┌──
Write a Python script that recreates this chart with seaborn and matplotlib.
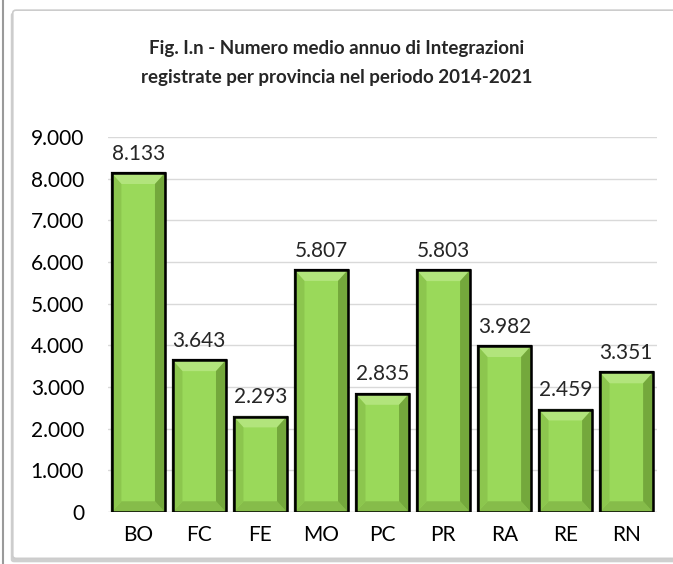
import numpy as np
import pandas as pd
import seaborn as sns
import matplotlib.pyplot as plt
from matplotlib.patches import Polygon, FancyBboxPatch
from matplotlib.ticker import FuncFormatter

province = ["BO", "FC", "FE", "MO", "PC", "PR", "RA", "RE", "RN"]
media_annua = [8133, 3643, 2293, 5807, 2835, 5803, 3982, 2459, 3351]
titolo = "Fig. I.n - Numero medio annuo di Integrazioni\nregistrate per provincia nel periodo 2014-2021"

sns.set_style("white")
plt.rcParams["font.family"] = ["Lato", "DejaVu Sans"]

df = pd.DataFrame({"provincia": province, "valore": media_annua})

fig = plt.figure(figsize=(6.73, 5.64), dpi=100)

# chart frame with shadow
shadow = FancyBboxPatch((0.016, 0.003), 1.0, 0.975, boxstyle="round,pad=0,rounding_size=0.005",
                        transform=fig.transFigure, facecolor="#cfcfcf", edgecolor="none", zorder=-3)
frame = FancyBboxPatch((0.019, 0.01), 1.0, 0.972, boxstyle="round,pad=0,rounding_size=0.005",
                       transform=fig.transFigure, facecolor="white", edgecolor="#cccccc",
                       linewidth=1.2, zorder=-2)
fig.patches.extend([shadow, frame])
fig.lines.append(plt.Line2D([0.005, 0.005], [0.0, 1.0], transform=fig.transFigure,
                            color="#9a9a9a", lw=1.5, zorder=-1))

ax = fig.add_axes([0.160, 0.092, 0.816, 0.665])
ax.set_facecolor("none")
sns.barplot(data=df, x="provincia", y="valore", color="#9ad95a", width=0.87,
            edgecolor="black", linewidth=1.6, saturation=1, ax=ax, zorder=3)

ax.set_ylim(0, 9000)
ax.set_yticks(np.arange(0, 9001, 1000))
ax.yaxis.set_major_formatter(FuncFormatter(lambda v, p: f"{int(v):,}".replace(",", ".")))
ax.grid(axis="y", color="#d9d9d9", linewidth=1.0, zorder=0)
ax.set_axisbelow(True)
for s in ax.spines.values():
    s.set_visible(False)
ax.axhline(0, color="#d9d9d9", lw=1.0, zorder=2)
ax.set_xlabel("")
ax.set_ylabel("")
ax.tick_params(axis="both", length=0, labelsize=15, colors="black")
ax.tick_params(axis="y", pad=17)
ax.tick_params(axis="x", pad=9)

# bevel effect on each bar
bx, by = 0.16, 260
for bar in list(ax.patches):
    x0, y0 = bar.get_x(), bar.get_y()
    w, h = bar.get_width(), bar.get_height()
    x1, y1 = x0 + w, y0 + h
    top = [(x0, y1), (x1, y1), (x1 - bx, y1 - by), (x0 + bx, y1 - by)]
    bot = [(x0, y0), (x1, y0), (x1 - bx, y0 + by), (x0 + bx, y0 + by)]
    left = [(x0, y0), (x0, y1), (x0 + bx, y1 - by), (x0 + bx, y0 + by)]
    right = [(x1, y0), (x1, y1), (x1 - bx, y1 - by), (x1 - bx, y0 + by)]
    for pts, col in [(top, "#b2e47c"), (bot, "#86bc4a"), (left, "#8cc64e"), (right, "#74a83c")]:
        ax.add_patch(Polygon(pts, closed=True, facecolor=col, edgecolor="none", zorder=4))
    ax.add_patch(Polygon([(x0, y0), (x1, y0), (x1, y1), (x0, y1)], closed=True,
                         facecolor="none", edgecolor="black", linewidth=1.8, zorder=5))

for i, v in enumerate(media_annua):
    ax.text(i, v + 230, f"{v:,}".replace(",", "."), ha="center", va="bottom", fontsize=15, zorder=6)

fig.text(0.50, 0.888, titolo, ha="center", va="center", fontsize=13.5, fontweight="bold",
         linespacing=1.85)

fig.savefig("out.png", dpi=100)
└──
## WRITTEN PROBLEM
Leave out the pictures, then repeat the listing above exactly from its first line to the line with "fig = plt.figure(figsize=(6.73, 5.64), dpi=100)", inclusive.

## EXERCISE RESPONSE
Write a Python script that recreates this chart with seaborn and matplotlib.
import numpy as np
import pandas as pd
import seaborn as sns
import matplotlib.pyplot as plt
from matplotlib.patches import Polygon, FancyBboxPatch
from matplotlib.ticker import FuncFormatter

province = ["BO", "FC", "FE", "MO", "PC", "PR", "RA", "RE", "RN"]
media_annua = [8133, 3643, 2293, 5807, 2835, 5803, 3982, 2459, 3351]
titolo = "Fig. I.n - Numero medio annuo di Integrazioni\nregistrate per provincia nel periodo 2014-2021"

sns.set_style("white")
plt.rcParams["font.family"] = ["Lato", "DejaVu Sans"]

df = pd.DataFrame({"provincia": province, "valore": media_annua})

fig = plt.figure(figsize=(6.73, 5.64), dpi=100)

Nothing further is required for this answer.